F1
Maurice Hamilton 6y

Remembering Bette Hill: Motor racing's 'First Lady'

Formula 1, AutoRacing

The life of a remarkable woman was fondly recalled on Friday when the motor racing world said goodbye to Bette Hill, wife of one world champion and mother to another.

In many ways, Bette Hill was the 'First Lady' of motor racing thanks to her staunch support for husband Graham and selfless work helping other wives in an era when tragedy would intrude, almost on a weekly basis.

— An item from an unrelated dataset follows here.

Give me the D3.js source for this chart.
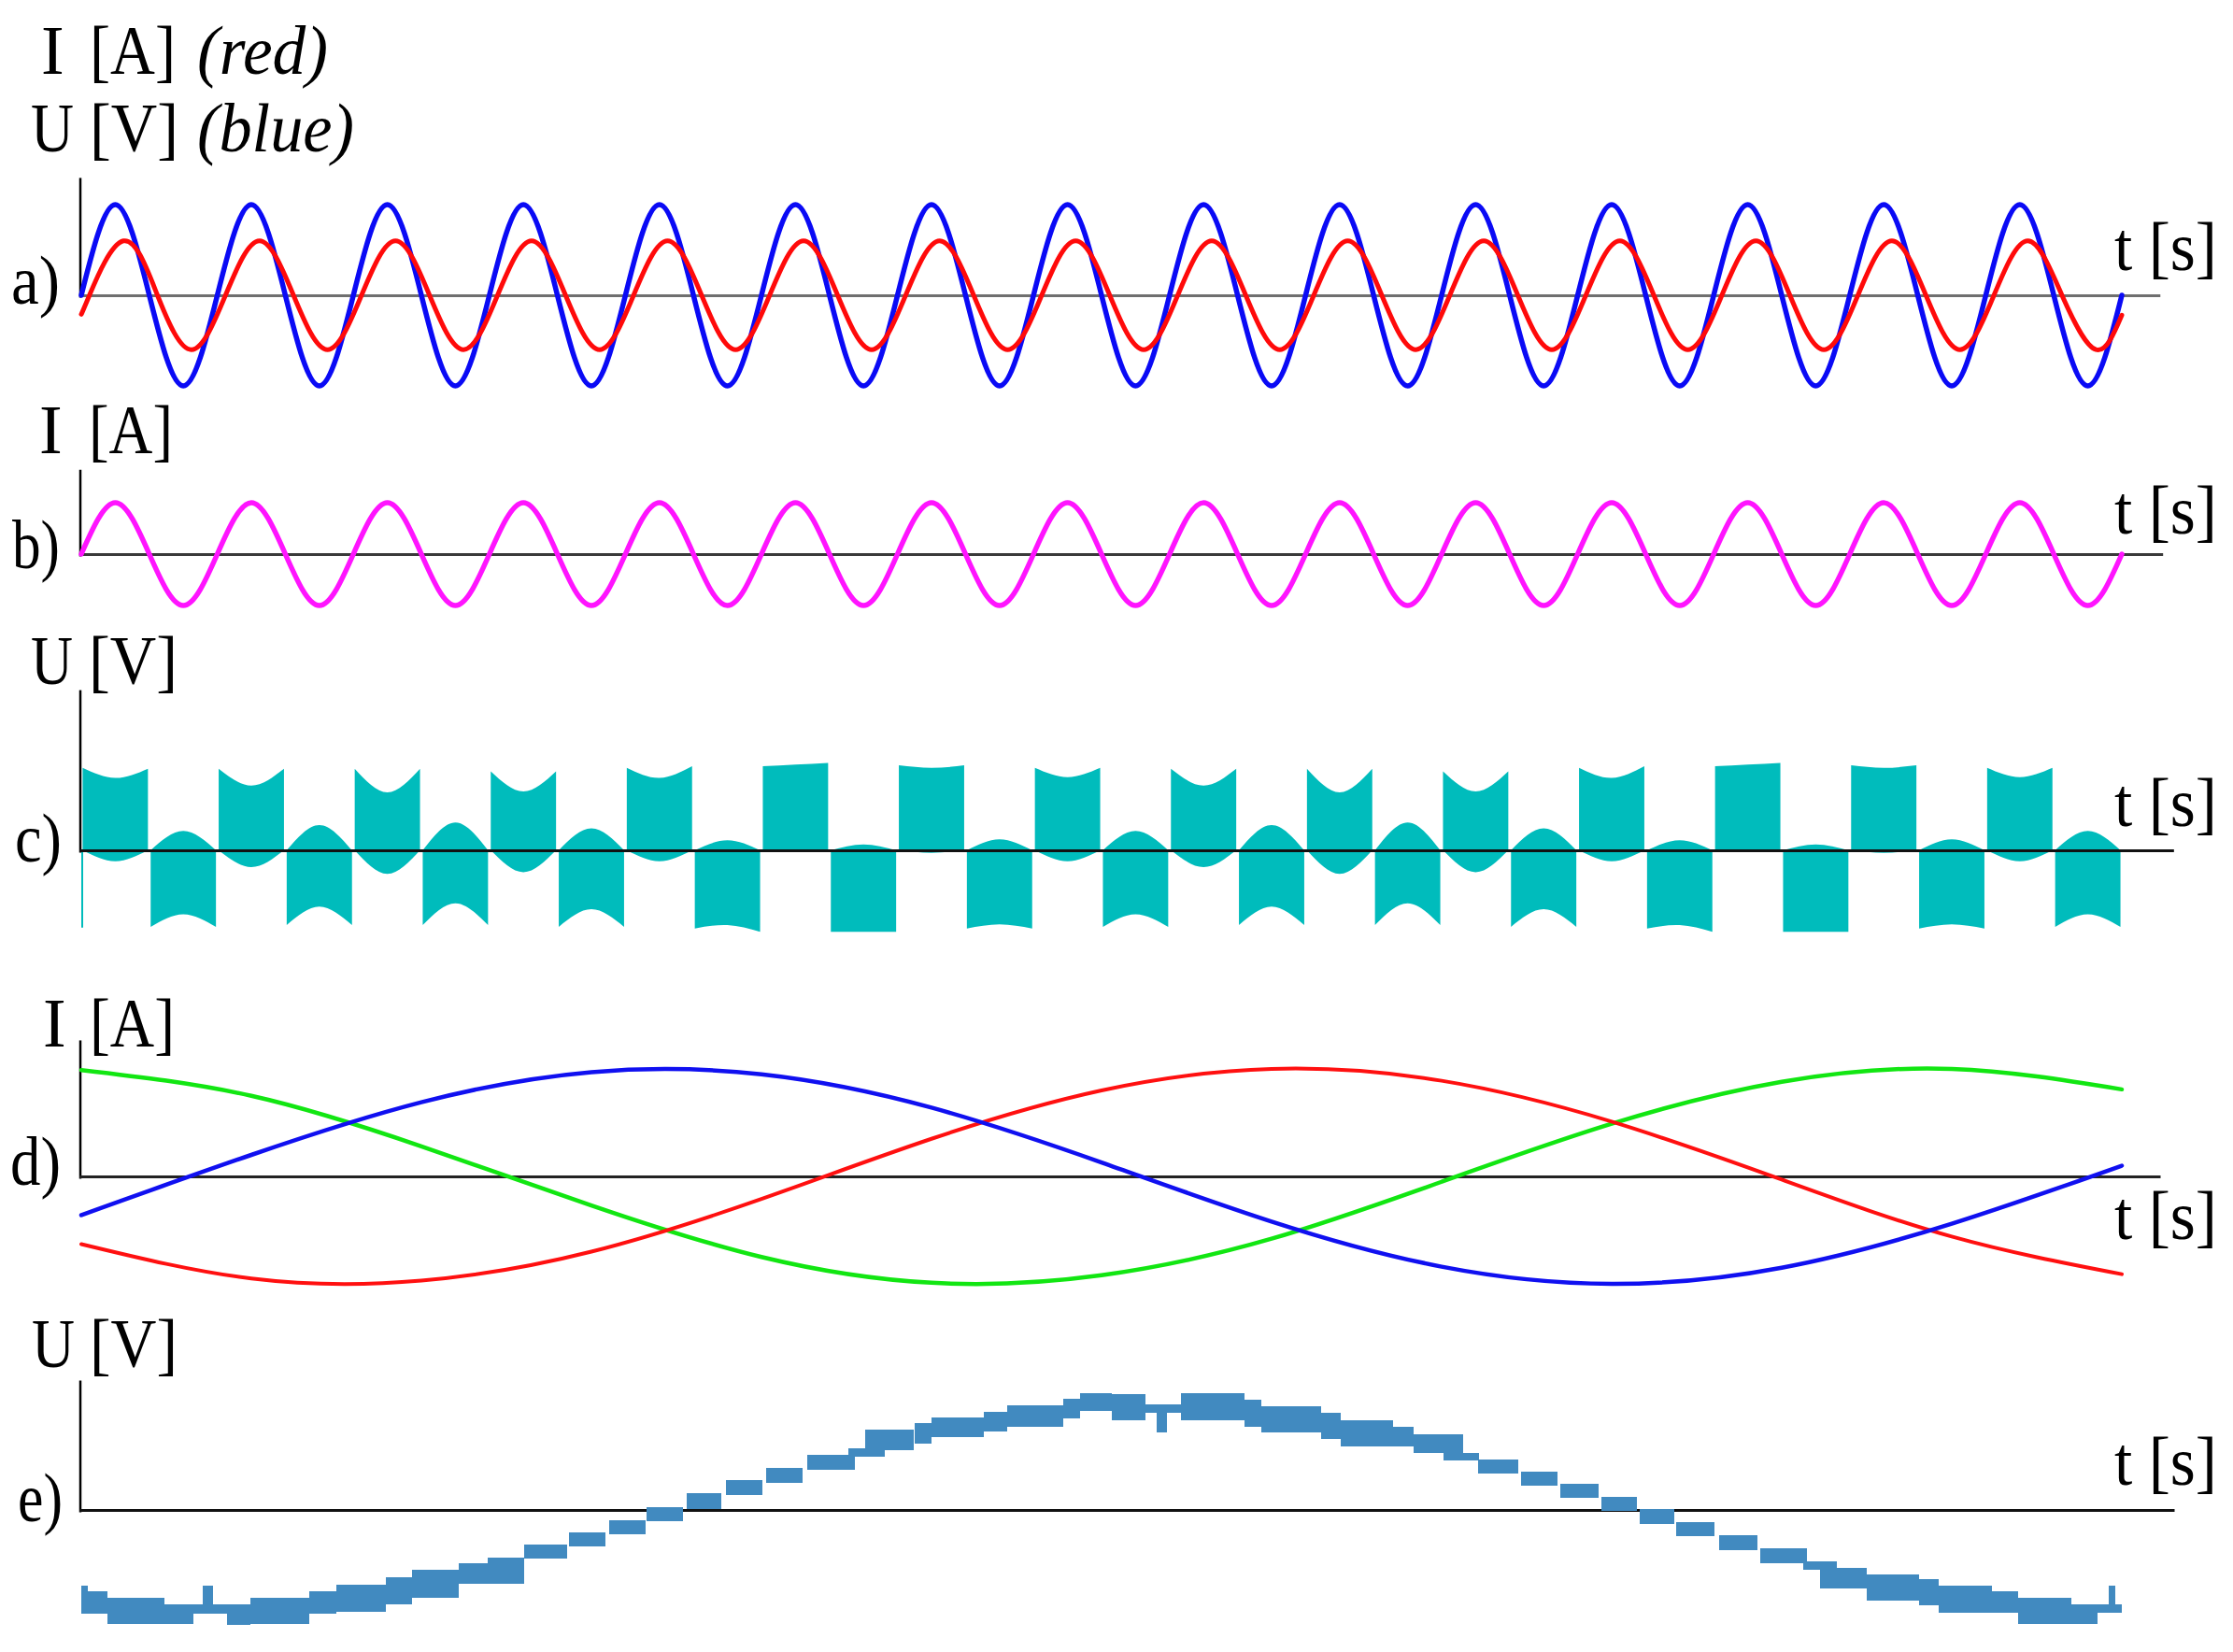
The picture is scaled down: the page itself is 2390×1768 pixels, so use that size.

On November 29, 1975, Bette became a sufferer herself when Graham's Piper Aztec crashed in fog while returning from a test session at Paul Ricard, killing the double world champion, Tony Brise (a brilliantly talented 23-year-old protégé of Hill following his retirement from the cockpit that summer) and four members of his eponymous F1 team.

As F1 journalist David Tremayne recalled during one of the many moving tributes on Friday, Bette attended five funerals in one terrible week (the sixth was on the same day as Graham's service at St Albans Abbey).

The loss of her beloved husband and the task of bringing up Damon and his two younger sisters received a stinging blow from left field when it was discovered that paperwork associated with the aircraft was invalid, leaving members of the other five families with no option but to bring legal action against the Hill estate.

Bette's life changed in every direction, the hectic social whirl of parties and personalities stopping overnight as the Hill family was forced to somehow regroup under severely reduced circumstances.

Damon's mother was not only a tower of strength but she also had to deal with a son who had chosen to race motorbikes. Bette's only intervention was engineering a switch to cars, a move that, as Damon wryly recalled on Friday, turned out rather well.

Along the way, Mrs Hill was the custodian of her boy's reputation, which usually resulted in a forcibly written message on a post card landing on the desk of any journalist daring to offer a critical comment in print. This moved onto a higher level in November 1994, as she had reminded Tremayne in a subsequent interview.

"I was angry," said Bette, "when Murray Walker said that Michael Schumacher was a great sportsman after he 'won' the title in Adelaide in 1994 after crashing deliberately into Damon. Schumacher's style that day just wasn't in my book. "If my sisters or I sulked because we'd lost or weren't happy how we'd won, both my parents used to say to us, 'If you can't win honourably, don't win at all'."

It was an ethic that struck a chord with more than 150 mourners from all walks of motor sport and stands as a fitting epitaph to a brave and resolute lady representing an era far removed from this one.